What to produce: Reproduce the listing below without any change.
· · · ·
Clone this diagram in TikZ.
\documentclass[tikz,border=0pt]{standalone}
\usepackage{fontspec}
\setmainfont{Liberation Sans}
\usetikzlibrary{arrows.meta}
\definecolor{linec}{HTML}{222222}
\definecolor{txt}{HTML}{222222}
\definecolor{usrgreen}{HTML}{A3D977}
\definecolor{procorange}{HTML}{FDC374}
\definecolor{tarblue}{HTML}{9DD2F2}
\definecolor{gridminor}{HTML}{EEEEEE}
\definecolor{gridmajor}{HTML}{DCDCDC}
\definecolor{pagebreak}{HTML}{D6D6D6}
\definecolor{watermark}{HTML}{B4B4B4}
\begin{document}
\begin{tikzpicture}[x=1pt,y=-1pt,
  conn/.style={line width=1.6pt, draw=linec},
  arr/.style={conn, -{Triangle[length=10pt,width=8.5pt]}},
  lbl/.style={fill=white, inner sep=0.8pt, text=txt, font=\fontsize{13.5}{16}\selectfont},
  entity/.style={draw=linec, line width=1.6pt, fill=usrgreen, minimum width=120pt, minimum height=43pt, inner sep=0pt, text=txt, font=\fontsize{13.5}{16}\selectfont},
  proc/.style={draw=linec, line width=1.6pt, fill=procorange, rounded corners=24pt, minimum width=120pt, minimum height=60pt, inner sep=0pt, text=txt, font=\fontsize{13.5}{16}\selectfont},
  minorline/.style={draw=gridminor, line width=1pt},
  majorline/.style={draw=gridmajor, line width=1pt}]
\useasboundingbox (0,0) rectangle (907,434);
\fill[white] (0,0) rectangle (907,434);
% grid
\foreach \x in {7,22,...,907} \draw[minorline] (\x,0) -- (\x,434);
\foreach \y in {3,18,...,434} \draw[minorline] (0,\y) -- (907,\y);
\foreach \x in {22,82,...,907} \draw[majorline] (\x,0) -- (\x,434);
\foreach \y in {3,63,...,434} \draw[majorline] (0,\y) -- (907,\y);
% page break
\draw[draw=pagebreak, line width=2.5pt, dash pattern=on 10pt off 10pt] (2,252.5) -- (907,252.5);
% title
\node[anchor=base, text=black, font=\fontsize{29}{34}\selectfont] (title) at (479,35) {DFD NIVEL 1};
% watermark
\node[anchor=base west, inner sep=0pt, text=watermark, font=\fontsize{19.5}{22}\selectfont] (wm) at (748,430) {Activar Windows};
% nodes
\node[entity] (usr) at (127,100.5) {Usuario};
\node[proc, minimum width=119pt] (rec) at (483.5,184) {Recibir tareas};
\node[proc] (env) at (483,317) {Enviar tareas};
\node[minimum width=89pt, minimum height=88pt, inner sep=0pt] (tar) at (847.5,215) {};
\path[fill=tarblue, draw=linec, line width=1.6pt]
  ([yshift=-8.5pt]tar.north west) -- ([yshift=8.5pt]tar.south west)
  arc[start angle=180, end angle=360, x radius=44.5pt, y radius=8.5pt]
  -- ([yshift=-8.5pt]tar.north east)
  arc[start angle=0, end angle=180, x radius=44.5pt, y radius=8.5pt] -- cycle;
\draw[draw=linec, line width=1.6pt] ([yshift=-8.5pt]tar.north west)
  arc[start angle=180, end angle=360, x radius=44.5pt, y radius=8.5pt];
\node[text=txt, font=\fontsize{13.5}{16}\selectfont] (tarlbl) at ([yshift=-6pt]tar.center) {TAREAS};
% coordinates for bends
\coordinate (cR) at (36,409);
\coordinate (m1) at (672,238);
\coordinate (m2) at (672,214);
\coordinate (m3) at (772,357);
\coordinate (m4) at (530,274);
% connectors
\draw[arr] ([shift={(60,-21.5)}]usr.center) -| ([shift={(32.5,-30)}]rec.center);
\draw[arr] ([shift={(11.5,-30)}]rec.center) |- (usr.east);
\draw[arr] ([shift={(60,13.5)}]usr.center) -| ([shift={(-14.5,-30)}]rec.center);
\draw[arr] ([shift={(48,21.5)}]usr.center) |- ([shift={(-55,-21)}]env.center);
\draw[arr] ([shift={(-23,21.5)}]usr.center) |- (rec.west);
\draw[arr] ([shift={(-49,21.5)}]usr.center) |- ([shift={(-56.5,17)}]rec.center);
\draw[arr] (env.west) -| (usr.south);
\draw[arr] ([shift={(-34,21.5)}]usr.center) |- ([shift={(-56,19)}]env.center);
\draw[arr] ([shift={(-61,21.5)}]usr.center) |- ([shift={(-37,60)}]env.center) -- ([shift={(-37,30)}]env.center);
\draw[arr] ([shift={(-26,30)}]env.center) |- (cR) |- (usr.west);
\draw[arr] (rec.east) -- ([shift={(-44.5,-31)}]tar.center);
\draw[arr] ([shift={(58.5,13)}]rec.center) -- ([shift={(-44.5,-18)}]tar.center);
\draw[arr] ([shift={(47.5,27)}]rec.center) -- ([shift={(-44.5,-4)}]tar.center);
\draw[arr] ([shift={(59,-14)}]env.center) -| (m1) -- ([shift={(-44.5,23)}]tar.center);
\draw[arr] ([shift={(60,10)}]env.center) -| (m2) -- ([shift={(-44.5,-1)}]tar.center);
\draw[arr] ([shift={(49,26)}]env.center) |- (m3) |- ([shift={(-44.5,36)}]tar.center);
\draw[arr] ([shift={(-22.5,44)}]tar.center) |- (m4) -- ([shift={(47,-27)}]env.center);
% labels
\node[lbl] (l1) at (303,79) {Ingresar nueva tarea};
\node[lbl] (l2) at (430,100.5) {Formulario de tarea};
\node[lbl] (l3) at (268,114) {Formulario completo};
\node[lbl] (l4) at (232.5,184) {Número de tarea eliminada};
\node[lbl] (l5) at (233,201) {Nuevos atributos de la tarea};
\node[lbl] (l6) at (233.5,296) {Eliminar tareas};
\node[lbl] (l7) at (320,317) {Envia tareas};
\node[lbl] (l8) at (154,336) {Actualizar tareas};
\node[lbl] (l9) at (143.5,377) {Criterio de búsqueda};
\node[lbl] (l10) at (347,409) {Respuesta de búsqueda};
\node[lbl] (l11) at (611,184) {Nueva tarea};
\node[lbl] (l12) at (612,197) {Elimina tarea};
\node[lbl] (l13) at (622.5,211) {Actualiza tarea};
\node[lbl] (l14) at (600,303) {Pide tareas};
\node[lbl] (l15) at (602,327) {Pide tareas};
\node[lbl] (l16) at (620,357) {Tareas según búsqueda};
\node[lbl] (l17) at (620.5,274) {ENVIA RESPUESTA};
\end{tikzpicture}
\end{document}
· · · ·
Exercise result:
Clone this diagram in TikZ.
\documentclass[tikz,border=0pt]{standalone}
\usepackage{fontspec}
\setmainfont{Liberation Sans}
\usetikzlibrary{arrows.meta}
\definecolor{linec}{HTML}{222222}
\definecolor{txt}{HTML}{222222}
\definecolor{usrgreen}{HTML}{A3D977}
\definecolor{procorange}{HTML}{FDC374}
\definecolor{tarblue}{HTML}{9DD2F2}
\definecolor{gridminor}{HTML}{EEEEEE}
\definecolor{gridmajor}{HTML}{DCDCDC}
\definecolor{pagebreak}{HTML}{D6D6D6}
\definecolor{watermark}{HTML}{B4B4B4}
\begin{document}
\begin{tikzpicture}[x=1pt,y=-1pt,
  conn/.style={line width=1.6pt, draw=linec},
  arr/.style={conn, -{Triangle[length=10pt,width=8.5pt]}},
  lbl/.style={fill=white, inner sep=0.8pt, text=txt, font=\fontsize{13.5}{16}\selectfont},
  entity/.style={draw=linec, line width=1.6pt, fill=usrgreen, minimum width=120pt, minimum height=43pt, inner sep=0pt, text=txt, font=\fontsize{13.5}{16}\selectfont},
  proc/.style={draw=linec, line width=1.6pt, fill=procorange, rounded corners=24pt, minimum width=120pt, minimum height=60pt, inner sep=0pt, text=txt, font=\fontsize{13.5}{16}\selectfont},
  minorline/.style={draw=gridminor, line width=1pt},
  majorline/.style={draw=gridmajor, line width=1pt}]
\useasboundingbox (0,0) rectangle (907,434);
\fill[white] (0,0) rectangle (907,434);
% grid
\foreach \x in {7,22,...,907} \draw[minorline] (\x,0) -- (\x,434);
\foreach \y in {3,18,...,434} \draw[minorline] (0,\y) -- (907,\y);
\foreach \x in {22,82,...,907} \draw[majorline] (\x,0) -- (\x,434);
\foreach \y in {3,63,...,434} \draw[majorline] (0,\y) -- (907,\y);
% page break
\draw[draw=pagebreak, line width=2.5pt, dash pattern=on 10pt off 10pt] (2,252.5) -- (907,252.5);
% title
\node[anchor=base, text=black, font=\fontsize{29}{34}\selectfont] (title) at (479,35) {DFD NIVEL 1};
% watermark
\node[anchor=base west, inner sep=0pt, text=watermark, font=\fontsize{19.5}{22}\selectfont] (wm) at (748,430) {Activar Windows};
% nodes
\node[entity] (usr) at (127,100.5) {Usuario};
\node[proc, minimum width=119pt] (rec) at (483.5,184) {Recibir tareas};
\node[proc] (env) at (483,317) {Enviar tareas};
\node[minimum width=89pt, minimum height=88pt, inner sep=0pt] (tar) at (847.5,215) {};
\path[fill=tarblue, draw=linec, line width=1.6pt]
  ([yshift=-8.5pt]tar.north west) -- ([yshift=8.5pt]tar.south west)
  arc[start angle=180, end angle=360, x radius=44.5pt, y radius=8.5pt]
  -- ([yshift=-8.5pt]tar.north east)
  arc[start angle=0, end angle=180, x radius=44.5pt, y radius=8.5pt] -- cycle;
\draw[draw=linec, line width=1.6pt] ([yshift=-8.5pt]tar.north west)
  arc[start angle=180, end angle=360, x radius=44.5pt, y radius=8.5pt];
\node[text=txt, font=\fontsize{13.5}{16}\selectfont] (tarlbl) at ([yshift=-6pt]tar.center) {TAREAS};
% coordinates for bends
\coordinate (cR) at (36,409);
\coordinate (m1) at (672,238);
\coordinate (m2) at (672,214);
\coordinate (m3) at (772,357);
\coordinate (m4) at (530,274);
% connectors
\draw[arr] ([shift={(60,-21.5)}]usr.center) -| ([shift={(32.5,-30)}]rec.center);
\draw[arr] ([shift={(11.5,-30)}]rec.center) |- (usr.east);
\draw[arr] ([shift={(60,13.5)}]usr.center) -| ([shift={(-14.5,-30)}]rec.center);
\draw[arr] ([shift={(48,21.5)}]usr.center) |- ([shift={(-55,-21)}]env.center);
\draw[arr] ([shift={(-23,21.5)}]usr.center) |- (rec.west);
\draw[arr] ([shift={(-49,21.5)}]usr.center) |- ([shift={(-56.5,17)}]rec.center);
\draw[arr] (env.west) -| (usr.south);
\draw[arr] ([shift={(-34,21.5)}]usr.center) |- ([shift={(-56,19)}]env.center);
\draw[arr] ([shift={(-61,21.5)}]usr.center) |- ([shift={(-37,60)}]env.center) -- ([shift={(-37,30)}]env.center);
\draw[arr] ([shift={(-26,30)}]env.center) |- (cR) |- (usr.west);
\draw[arr] (rec.east) -- ([shift={(-44.5,-31)}]tar.center);
\draw[arr] ([shift={(58.5,13)}]rec.center) -- ([shift={(-44.5,-18)}]tar.center);
\draw[arr] ([shift={(47.5,27)}]rec.center) -- ([shift={(-44.5,-4)}]tar.center);
\draw[arr] ([shift={(59,-14)}]env.center) -| (m1) -- ([shift={(-44.5,23)}]tar.center);
\draw[arr] ([shift={(60,10)}]env.center) -| (m2) -- ([shift={(-44.5,-1)}]tar.center);
\draw[arr] ([shift={(49,26)}]env.center) |- (m3) |- ([shift={(-44.5,36)}]tar.center);
\draw[arr] ([shift={(-22.5,44)}]tar.center) |- (m4) -- ([shift={(47,-27)}]env.center);
% labels
\node[lbl] (l1) at (303,79) {Ingresar nueva tarea};
\node[lbl] (l2) at (430,100.5) {Formulario de tarea};
\node[lbl] (l3) at (268,114) {Formulario completo};
\node[lbl] (l4) at (232.5,184) {Número de tarea eliminada};
\node[lbl] (l5) at (233,201) {Nuevos atributos de la tarea};
\node[lbl] (l6) at (233.5,296) {Eliminar tareas};
\node[lbl] (l7) at (320,317) {Envia tareas};
\node[lbl] (l8) at (154,336) {Actualizar tareas};
\node[lbl] (l9) at (143.5,377) {Criterio de búsqueda};
\node[lbl] (l10) at (347,409) {Respuesta de búsqueda};
\node[lbl] (l11) at (611,184) {Nueva tarea};
\node[lbl] (l12) at (612,197) {Elimina tarea};
\node[lbl] (l13) at (622.5,211) {Actualiza tarea};
\node[lbl] (l14) at (600,303) {Pide tareas};
\node[lbl] (l15) at (602,327) {Pide tareas};
\node[lbl] (l16) at (620,357) {Tareas según búsqueda};
\node[lbl] (l17) at (620.5,274) {ENVIA RESPUESTA};
\end{tikzpicture}
\end{document}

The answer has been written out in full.